Unter dem Haas-Logo ist noch das Logo eines deutschen Sponsors zu sehen. Hat das bei der Wahl, einen deutschen Fahrer durch einen deutschen Fahrer zu ersetzen, eine Rolle gespielt?
Günther Steiner: Nein, eigentlich nicht. Wir haben nun wieder die Freiheit, die Fahrer wählen zu können, die das Beste für das Team sind.

War es schlecht für Mick Schumacher, dass die Formel 1 insgesamt in einem so guten Zustand ist? Haas ist nicht mehr so sehr auf Ferrari angewiesen, wie das einmal der Fall war...
Günther Steiner: Nein, denn auf Ferrari sind wir weiterhin angewiesen. Wir sind ja ihr Kunde. Wir sind auf sie angewiesen, aber wir arbeiten seit Jahren sehr gut mit ihnen zusammen. Das Verhältnis ist sehr gut, sehr respektvoll und sehr professionell. Wir sind auf sie angewiesen und haben das auch mit ihnen diskutiert. Sie können auch gerne ihre Argumente bringen. Die Formel 1 ist in einem so guten Zustand, dass jeder probiert das Beste herauszuholen.

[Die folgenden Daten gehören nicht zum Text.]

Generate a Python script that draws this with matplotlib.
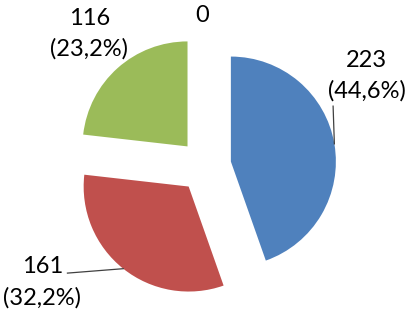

Mick Schumacher verlor sein Formel-1-Cockpit, Foto: LAT Images
Mick Schumacher verlor sein Formel-1-Cockpit, Foto: LAT Images

Konkrete Ziele gibst du für 2023 nicht aus. Aber mit Moneygram habt ihr wieder einen Titelsponsor, der euch an die Budgetobergrenze heranbringt. Spürt ihr die Auswirkungen dann schon nächstes Jahr oder erst 2024?
Günther Steiner: Ich hoffe, dass wird sich nächstes Jahr schon auswirken, dass wir besser werden. Wir müssen erstmal einen guten Job machen. Was in zwei, drei Jahren ist? Du kennst die Formel 1. Wir müssen erstmal einen guten Job machen, damit der Weg wieder nach oben geht. Damit haben wir letztes Jahr angefangen. Wir waren auch dieses Jahr nicht schlecht, nur einfach nicht gut genug. Wir sind viel besser, aber eben nicht gut genug. Wir müssen den nächsten Schritt machen und da wird es bestimmt wieder Dinge geben, die wir angehen müssen. Solange man daran immer arbeitet, wird man auch besser werden. Wenn man sagt: Damit sind wir ok, dann geht es nach hinten los.